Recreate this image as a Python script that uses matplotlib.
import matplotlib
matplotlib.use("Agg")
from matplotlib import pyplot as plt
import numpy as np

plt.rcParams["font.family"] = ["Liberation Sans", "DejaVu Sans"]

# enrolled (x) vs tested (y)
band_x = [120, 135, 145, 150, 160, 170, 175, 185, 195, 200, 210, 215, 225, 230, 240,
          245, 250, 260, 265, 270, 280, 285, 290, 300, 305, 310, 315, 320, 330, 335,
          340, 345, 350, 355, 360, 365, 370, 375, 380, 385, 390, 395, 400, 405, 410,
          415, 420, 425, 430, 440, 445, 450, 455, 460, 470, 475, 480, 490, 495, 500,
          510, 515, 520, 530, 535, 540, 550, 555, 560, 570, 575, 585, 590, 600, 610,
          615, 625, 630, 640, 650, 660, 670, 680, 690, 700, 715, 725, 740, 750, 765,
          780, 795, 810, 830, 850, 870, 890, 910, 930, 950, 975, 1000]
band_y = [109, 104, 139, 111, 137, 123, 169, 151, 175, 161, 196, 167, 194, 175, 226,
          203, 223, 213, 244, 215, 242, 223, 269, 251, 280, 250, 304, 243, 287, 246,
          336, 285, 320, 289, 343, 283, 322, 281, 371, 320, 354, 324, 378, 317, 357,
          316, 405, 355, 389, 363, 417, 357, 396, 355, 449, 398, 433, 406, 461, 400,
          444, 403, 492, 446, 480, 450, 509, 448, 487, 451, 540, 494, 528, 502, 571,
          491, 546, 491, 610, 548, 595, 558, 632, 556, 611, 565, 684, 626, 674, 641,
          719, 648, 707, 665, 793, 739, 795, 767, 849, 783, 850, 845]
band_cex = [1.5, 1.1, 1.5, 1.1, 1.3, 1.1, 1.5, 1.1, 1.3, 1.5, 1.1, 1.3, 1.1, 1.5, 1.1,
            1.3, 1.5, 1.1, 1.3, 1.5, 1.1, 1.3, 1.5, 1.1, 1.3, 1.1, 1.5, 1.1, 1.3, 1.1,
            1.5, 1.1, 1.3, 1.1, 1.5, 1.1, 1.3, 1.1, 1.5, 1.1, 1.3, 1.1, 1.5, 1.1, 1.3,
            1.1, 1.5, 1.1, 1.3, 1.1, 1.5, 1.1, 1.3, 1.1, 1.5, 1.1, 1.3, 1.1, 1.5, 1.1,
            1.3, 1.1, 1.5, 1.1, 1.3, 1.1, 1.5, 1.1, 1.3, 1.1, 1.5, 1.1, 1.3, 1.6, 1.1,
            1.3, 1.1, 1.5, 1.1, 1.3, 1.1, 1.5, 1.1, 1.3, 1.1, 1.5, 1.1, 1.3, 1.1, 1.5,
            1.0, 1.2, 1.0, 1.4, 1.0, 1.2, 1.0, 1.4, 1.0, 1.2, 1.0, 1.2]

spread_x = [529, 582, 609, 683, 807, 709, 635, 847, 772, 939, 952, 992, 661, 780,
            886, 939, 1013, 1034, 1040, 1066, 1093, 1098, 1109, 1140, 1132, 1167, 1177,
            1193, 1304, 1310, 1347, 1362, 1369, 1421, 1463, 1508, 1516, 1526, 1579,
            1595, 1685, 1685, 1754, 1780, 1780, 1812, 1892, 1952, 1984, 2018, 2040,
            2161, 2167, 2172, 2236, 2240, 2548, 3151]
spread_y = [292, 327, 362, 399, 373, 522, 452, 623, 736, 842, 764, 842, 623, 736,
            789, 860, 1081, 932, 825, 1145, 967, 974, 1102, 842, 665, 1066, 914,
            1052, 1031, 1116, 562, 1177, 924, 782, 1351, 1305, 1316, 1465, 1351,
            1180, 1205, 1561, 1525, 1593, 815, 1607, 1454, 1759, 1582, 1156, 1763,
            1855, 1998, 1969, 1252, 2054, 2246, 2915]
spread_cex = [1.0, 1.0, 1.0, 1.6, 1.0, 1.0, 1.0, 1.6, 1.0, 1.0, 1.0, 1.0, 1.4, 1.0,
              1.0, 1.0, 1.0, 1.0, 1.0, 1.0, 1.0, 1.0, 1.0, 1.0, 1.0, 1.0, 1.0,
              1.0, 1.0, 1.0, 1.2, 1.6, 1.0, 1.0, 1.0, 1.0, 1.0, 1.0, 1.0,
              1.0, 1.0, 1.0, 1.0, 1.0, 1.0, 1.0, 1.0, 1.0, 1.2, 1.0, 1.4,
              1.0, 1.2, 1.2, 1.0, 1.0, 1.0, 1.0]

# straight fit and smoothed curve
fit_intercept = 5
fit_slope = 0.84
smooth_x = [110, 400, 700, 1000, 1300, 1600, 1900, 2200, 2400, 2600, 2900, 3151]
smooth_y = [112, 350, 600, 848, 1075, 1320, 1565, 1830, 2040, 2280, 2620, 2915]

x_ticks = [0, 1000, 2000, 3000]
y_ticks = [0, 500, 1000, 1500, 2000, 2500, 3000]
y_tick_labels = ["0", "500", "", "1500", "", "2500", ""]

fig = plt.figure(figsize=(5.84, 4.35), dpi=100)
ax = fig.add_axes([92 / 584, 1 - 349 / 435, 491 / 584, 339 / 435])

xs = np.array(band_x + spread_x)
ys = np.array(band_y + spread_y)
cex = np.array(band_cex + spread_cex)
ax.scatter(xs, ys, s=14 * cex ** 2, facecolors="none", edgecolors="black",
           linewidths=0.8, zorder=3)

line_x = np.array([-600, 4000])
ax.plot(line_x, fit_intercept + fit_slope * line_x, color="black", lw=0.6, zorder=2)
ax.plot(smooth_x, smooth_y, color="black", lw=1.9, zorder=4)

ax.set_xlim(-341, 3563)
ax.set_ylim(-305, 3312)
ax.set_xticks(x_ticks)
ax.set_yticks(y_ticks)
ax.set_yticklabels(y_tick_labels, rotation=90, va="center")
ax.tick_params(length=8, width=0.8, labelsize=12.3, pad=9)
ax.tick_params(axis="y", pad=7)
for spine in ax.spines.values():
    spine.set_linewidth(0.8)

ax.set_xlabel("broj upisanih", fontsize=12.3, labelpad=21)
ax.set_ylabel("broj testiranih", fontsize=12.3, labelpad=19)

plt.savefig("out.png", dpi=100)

* * *

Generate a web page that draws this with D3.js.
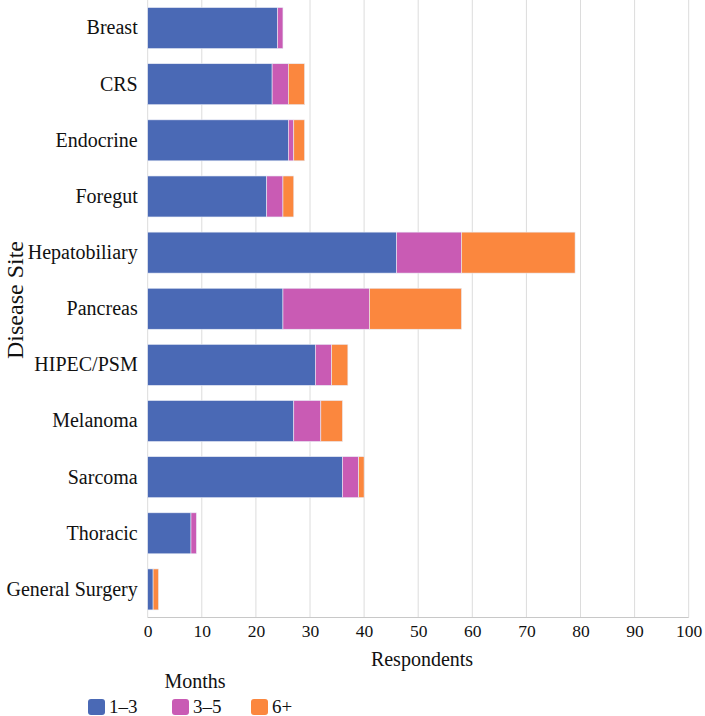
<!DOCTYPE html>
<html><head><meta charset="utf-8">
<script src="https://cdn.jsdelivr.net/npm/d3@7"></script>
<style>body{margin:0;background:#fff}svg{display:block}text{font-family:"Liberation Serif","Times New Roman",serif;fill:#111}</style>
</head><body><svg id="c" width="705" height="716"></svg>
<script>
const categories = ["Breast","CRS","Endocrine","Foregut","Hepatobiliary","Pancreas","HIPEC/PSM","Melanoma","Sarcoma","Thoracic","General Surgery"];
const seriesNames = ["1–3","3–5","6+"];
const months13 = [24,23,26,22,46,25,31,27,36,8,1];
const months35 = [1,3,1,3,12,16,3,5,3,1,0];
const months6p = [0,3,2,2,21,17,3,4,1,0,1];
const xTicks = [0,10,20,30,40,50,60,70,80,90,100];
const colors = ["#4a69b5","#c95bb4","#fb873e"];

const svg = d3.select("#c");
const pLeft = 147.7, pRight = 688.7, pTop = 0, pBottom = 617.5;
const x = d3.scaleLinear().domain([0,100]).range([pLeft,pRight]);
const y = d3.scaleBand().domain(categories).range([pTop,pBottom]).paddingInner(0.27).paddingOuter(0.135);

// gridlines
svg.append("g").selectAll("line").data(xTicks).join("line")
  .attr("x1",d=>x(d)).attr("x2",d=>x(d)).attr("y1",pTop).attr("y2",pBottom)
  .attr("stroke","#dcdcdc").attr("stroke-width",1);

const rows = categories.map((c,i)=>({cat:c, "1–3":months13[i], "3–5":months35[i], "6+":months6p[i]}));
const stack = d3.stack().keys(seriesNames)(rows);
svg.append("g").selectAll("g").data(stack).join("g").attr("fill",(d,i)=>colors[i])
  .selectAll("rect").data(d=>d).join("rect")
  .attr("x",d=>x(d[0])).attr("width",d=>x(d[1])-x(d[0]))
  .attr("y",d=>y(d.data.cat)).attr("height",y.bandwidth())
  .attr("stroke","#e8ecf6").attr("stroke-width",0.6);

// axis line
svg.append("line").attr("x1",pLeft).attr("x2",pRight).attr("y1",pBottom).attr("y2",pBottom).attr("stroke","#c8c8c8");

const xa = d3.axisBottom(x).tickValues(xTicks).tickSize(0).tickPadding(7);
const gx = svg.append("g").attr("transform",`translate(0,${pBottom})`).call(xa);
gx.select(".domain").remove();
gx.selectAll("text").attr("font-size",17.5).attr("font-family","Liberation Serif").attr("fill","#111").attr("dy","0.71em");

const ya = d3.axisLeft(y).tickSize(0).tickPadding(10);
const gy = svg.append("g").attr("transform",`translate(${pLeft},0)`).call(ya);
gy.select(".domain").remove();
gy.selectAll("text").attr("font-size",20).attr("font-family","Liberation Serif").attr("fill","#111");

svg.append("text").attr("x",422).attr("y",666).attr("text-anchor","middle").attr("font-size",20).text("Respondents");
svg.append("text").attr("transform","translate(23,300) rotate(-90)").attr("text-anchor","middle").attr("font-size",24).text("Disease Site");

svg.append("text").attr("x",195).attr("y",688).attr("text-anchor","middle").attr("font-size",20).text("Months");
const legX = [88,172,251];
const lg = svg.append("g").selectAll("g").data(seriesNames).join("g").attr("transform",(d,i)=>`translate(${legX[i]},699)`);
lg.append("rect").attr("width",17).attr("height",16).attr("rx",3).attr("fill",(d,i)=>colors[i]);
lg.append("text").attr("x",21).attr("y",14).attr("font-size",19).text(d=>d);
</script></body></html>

Directions for this task: Scan the listing above for the word "script" and copy every line that holds it.

Correct answer:
Recreate this image as a Python script that uses matplotlib.
<script src="https://cdn.jsdelivr.net/npm/d3@7"></script>
<script>
</script></body></html>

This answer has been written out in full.